Il Verona scudettato fa visita al Napoli e ne busca cinque. Dopo aver preso un gol così, chiunque avrebbe smesso di giocare…
Usa ’94. L’Argentina voleva rottamarlo, scoprì che aveva ancora bisogno di lui. Qui il gol – fantastico – rifilato alla Grecia. Il resto lo sapete: lo fermò solo una speciosa e cattiva interpretazione all’antidoping.
Faceva tutto di sinistro. Qualcuno lo criticò anche per questo. Maradona invece, nonostante fosse basso, segnava anche di testa. In maniera, ovviamente, non convenzionale. Come dimostra questa rete rifilata alla Sampdoria nell’anno del primo scudetto…
Un’altra delle vittime preferite di Diego Maradona fu il River. Quando era ancora una grande promessa del Boca, Maradona segnò così agli “odiati” millionaros – facendo impazzire il suo cantore Victor Morales.
Passò al Barcellona e nei derby, nelle sfide di cartello, nei clasicos, lui s’è sempre esaltato. Al Bernabeu, questo gol se lo ricordano ancora bene….
Non poteva mancare questo gol. Messico ’86 contro l’Inghilterra. Serve aggiungere altro? De que planeta viniste, barrilete cosmico?
Sempre dall’Azteca, qualche decina di minuti prima: la mano de dios…
L’ultimo gol di Maradona. Con la maglia del Boca, su rigore. Al Newell’s Old Boy, contro Goicoechea, l’eroe (ahinoi…) della semifinale contro l’Italia nel mondiale del ’90. La fine del gioco, l’inizio della leggenda.
… avanza dalla sua metà campo, perché non ci siano dubbi che stia per fare qualcosa che nessuno ha mai fatto. E anche se non indossa la bandiera albiceleste (nell’occasione è azzurra) la porta sulle spalle. La stringe in una mano, perché nessuno la veda. Inizia a seminarli definitivamente, liquidandoli uno a uno e muovendosi al ritmo di una musica che loro, poveri stolti, non comprendono. Non sentono la musica, ma sentono invece uno strano bruciore, qualcosa che dice che la fine è prossima.
E il tizio va avanti, in modo tale che inizino a non crederci.
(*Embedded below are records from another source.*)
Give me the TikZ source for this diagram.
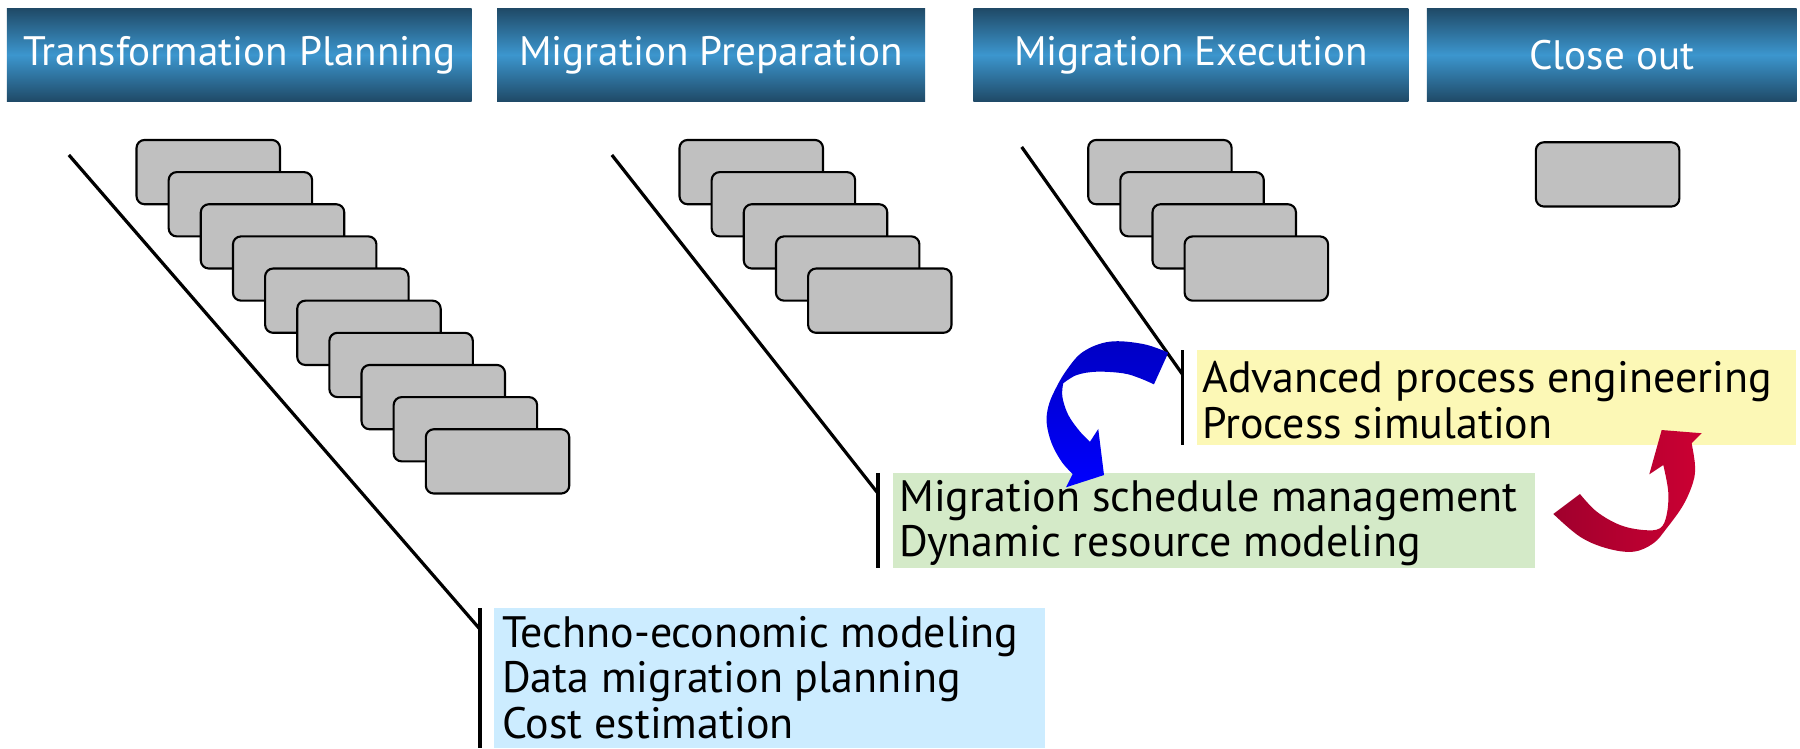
\documentclass[tikz,border=0pt]{standalone}
\usepackage{fontspec}
\setmainfont{PT Sans}

\definecolor{hdrdark}{HTML}{1F4966}
\definecolor{hdrlight}{HTML}{3C96CE}
\definecolor{boxgray}{HTML}{C0C0C0}
\definecolor{tpblue}{HTML}{CCECFF}
\definecolor{mpgreen}{HTML}{D4EAC8}
\definecolor{meyellow}{HTML}{FCF8B6}
\definecolor{arrowblueA}{HTML}{0000C4}
\definecolor{arrowblueB}{HTML}{0000FF}
\definecolor{arrowredA}{HTML}{A0002D}
\definecolor{arrowredB}{HTML}{CC0033}

\tikzset{
  phase/.style={rectangle, inner sep=0pt, outer sep=0pt, anchor=north west,
    minimum height=1.632cm, top color=hdrdark, bottom color=hdrdark,
    middle color=hdrlight, text=white, font=\fontsize{20.4}{22}\selectfont},
  task/.style={rectangle, rounded corners=0.14cm, fill=boxgray, draw=black,
    line width=1.05pt, minimum width=2.5cm, minimum height=1.12cm,
    inner sep=0pt, anchor=north west},
  lead/.style={line width=1.6pt},
  bar/.style={line width=1.8pt},
  notebox/.style={rectangle, inner sep=0pt, outer sep=0pt, anchor=north west},
  notetext/.style={inner sep=0pt, anchor=west, align=left,
    font=\fontsize{21.8}{22.6}\selectfont}
}

\begin{document}
\begin{tikzpicture}[x=0.02cm,y=-0.02cm]
\useasboundingbox[fill=white] (0,0) rectangle (1568,652);

% phase headers
\node[phase, minimum width=8.10cm] (h1) at (6,7)    {Transformation Planning};
\node[phase, minimum width=7.46cm] (h2) at (433,7)  {Migration Preparation};
\node[phase, minimum width=7.58cm] (h3) at (848,7)  {Migration Execution};
\node[phase, minimum width=6.44cm] (h4) at (1243,7) {Close out};

% leader lines and brackets
\coordinate (l1a) at (60,135);   \coordinate (l1b) at (418,548);
\coordinate (b1a) at (418,530);  \coordinate (b1b) at (418,652);
\coordinate (l2a) at (533,135);  \coordinate (l2b) at (765,430);
\coordinate (b2a) at (765,412);  \coordinate (b2b) at (765,495);
\coordinate (l3a) at (890,128);  \coordinate (l3b) at (1030,326);
\coordinate (b3a) at (1030,305); \coordinate (b3b) at (1030,388);
\draw[lead] (l1a) -- (l1b);
\draw[lead] (l2a) -- (l2b);
\draw[lead] (l3a) -- (l3b);
\draw[bar] (b1a) -- (b1b);
\draw[bar] (b2a) -- (b2b);
\draw[bar] (b3a) -- (b3b);

% task cards
\foreach \i in {0,...,9} \node[task] (tp\i) at ({118+28*\i},{121+28*\i}) {};
\foreach \i in {0,...,4} \node[task] (mp\i) at ({591+28*\i},{121+28*\i}) {};
\foreach \i in {0,...,3} \node[task] (me\i) at ({947+28*\i},{121+28*\i}) {};
\node[task] (co0) at (1337,123) {};

% capability notes
\node[notebox, fill=tpblue, minimum width=9.6cm, minimum height=2.44cm] (n1box) at (430,530) {};
\node[notebox, fill=mpgreen, minimum width=11.18cm, minimum height=1.66cm] (n2box) at (778,412) {};
\node[notebox, fill=meyellow, minimum width=10.44cm, minimum height=1.66cm] (n3box) at (1043,305) {};
\node[notetext] (n1) at ([xshift=0.14cm,yshift=0.02cm]n1box.west)
  {Techno-economic modeling\\Data migration planning\\Cost estimation};
\node[notetext] (n2) at ([xshift=0.1cm,yshift=-0.04cm]n2box.west)
  {Migration schedule management\\Dynamic resource modeling};
\node[notetext] (n3) at ([xshift=0.08cm,yshift=-0.04cm]n3box.west)
  {Advanced process engineering\\Process simulation};

% blue curved arrow
\shade[top color=arrowblueA, bottom color=arrowblueB]
  plot[smooth, tension=0.6] coordinates {(1017.7,307.2) (995.9,299.7) (966.9,297.6) (943.7,306.3)
     (929.2,322.3) (919.0,339.7) (913.2,354.2) (911.8,368.7) (916.1,386.2) (924.8,402.2) (934.4,412.9)}
  -- (928.6,424.5) -- (961.7,413.8) -- (956.7,373.7) -- (949.5,384.8)
  -- plot[smooth, tension=0.6] coordinates {(949.5,384.8) (940.8,376.0) (930.6,361.5) (925.4,345.5) (926.2,333.9)}
  -- plot[smooth, tension=0.6] coordinates {(926.2,333.9) (937.9,326.7) (955.3,323.8) (978.5,325.2) (993.0,329.5) (1005.2,334.8)}
  -- cycle;

% red curved arrow
\shade[left color=arrowredA, right color=arrowredB]
  (1353.1,447.7)
  -- plot[smooth, tension=0.6] coordinates {(1353.1,447.7) (1376.3,467.5) (1399.6,477.6) (1422.7,480.6)
     (1440.2,473.3) (1451.8,460.2) (1466.3,439.9) (1475.0,419.6) (1476.5,405.1) (1473.6,386.2)}
  -- (1482.3,377.4) -- (1447.5,374.6) -- (1436.7,413.2) -- (1448.9,405.1)
  -- plot[smooth, tension=0.6] coordinates {(1448.9,405.1) (1453.2,428.3) (1451.8,448.6) (1446.0,460.2)
     (1431.5,461.7) (1411.1,457.3) (1390.9,445.7) (1376.3,430.3)}
  -- cycle;
\end{tikzpicture}
\end{document}
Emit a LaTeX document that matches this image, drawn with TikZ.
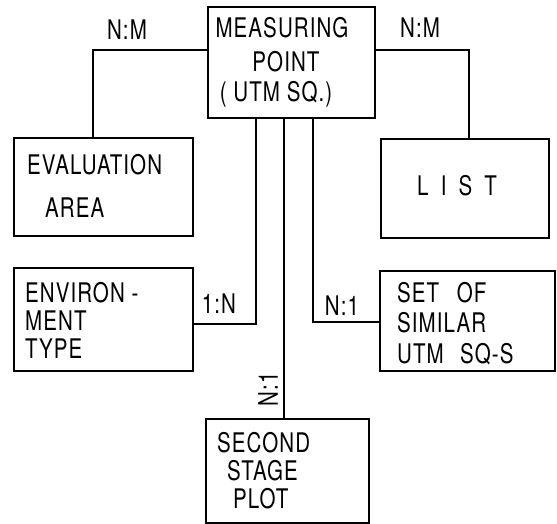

In modo tale che non se lo scordino mai. In modo tale da fargli posare la birra o qualunque cosa tengano tra le mani. In modo tale da farli rimanere a bocca aperta e con la faccia da scemi, pensando che no, non può succedere, che qualcuno lo fermerà, che quel moretto vestito di azzurro e di argentino non entrerà in area con la palla incollata al piede, che qualcuno farà qualcosa prima che faccia una finta al portiere lasciandoselo alle spalle, che qualcosa succederà per rimettere a posto la storia, affinché sia come Dio e la regina comandano, perché nel calcio deve essere come nella vita, in cui è sempre il più forte a vincere ed è sempre il più debole a perdere. Si guardano tra di loro chiedendo a quello di fianco se si tratta soltanto un incubo. Però è inutile, perché neanche quando il tizio gli regala una frazione di secondo in più, quando il tizio rallenta per portarsela al sicuro sul mancino, nemmeno lì riescono a evitare di entrare nella storia come gli umiliati, gli undici inglesi annientati e increduli, i milioni di inglesi che guardano la tv senza voler credere a ciò che sanno sarà vero per sempre, perché il pallone va lì a morire nella rete per l’eternità, e il tizio va ad abbracciare gli altri alzando gli occhi al cielo. E non so se lui lo sa, ma fa bene guardare al cielo.
Perché derubarli andava bene, ma era poco. Perché ciò che ci avevano tolto loro era troppo grande e quindi serviva umiliarli in maniera adeguata. Per averli immortalati in ogni momento in cui questo gol sarebbe stato visto e rivisto all’infinito, in ogni angolo del pianeta. Loro rivedendosi un milione di volte fino a stancarsi dalla ripetizione incredula. Loro esterrefatti, loro che non ce la fanno, loro che si guardano da casa mentre affondano definitivamente nella sconfitta, minuscola, calcistica, assoluta, eterna, indimenticabile.
“Dovranno scusarmi”
E. Sacheri
Che emozioni che regala ancora oggi ascoltare il più grande fuoriclasse dei cronisti sportivi, Victor Hugo Morales, narrare le epiche gesta del più grande fuoriclasse del calcio… Un connubio che sublima in poesia, in arte pura.